The first thing I noticed this morning, as it often is after a late night with guests, was dishes. Dad was rinsing, mom drying - a pattern some forty-five years in the making. Liam, all of four years, was struggling to finish his coffee cake. His twin sister, Maisie, reclined on the sofa, sounding out letters in a book she can't quite read yet, while their older sister Audrey helped clear what was left of the breakfast table. My wife, Karen, put away the makeshift bar, noting that we had over-estimated the demand for beer (and under-estimated our guests' taste for rum). My sister Shannon sat at her laptop filing her taxes while her own twin, Erin, reclined in my father's chair with eight month-old Zoe, whose morning nap was long enough to warrant a remark.

We said goodbye to my grandmother last night in a scene amidst the kind of snowstorm that's common in New Hampshire at this time of year. Her heart, nearly ninety-three years old, had grown as tired as it was generous. There had been a brief service, at which I had managed a few words of remembrance to a crowd of people who knew her in a very different capacity than I. Later at my parents' house: a wake.

Very near the end of her life, my grandmother had related to me that she had come to find a special kind of joy in being part of a large extended family. I had associated that notion with milestones: first days of school, graduations, weddings, births, and even funerals - the milestones by which we typically measure the relentless march of family and time.
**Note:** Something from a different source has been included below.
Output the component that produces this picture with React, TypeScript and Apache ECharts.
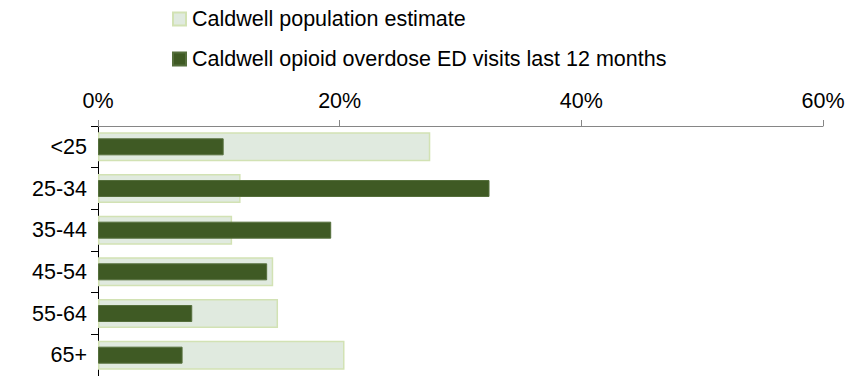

As the scene played out this morning in my parents' living room, set against the icy backdrop of Great Bay, I was aware of yet another possibility: that from my grandmother's chair (unoccupied this morning) she had found, in the mundanity of our routines, the coming and going, the celebrations and (occasional) arguments an altogether different working of definition of family - its story written not in neat chapters, easily sub-divided, but in the well-oiled mess of the morning after a painful goodbye.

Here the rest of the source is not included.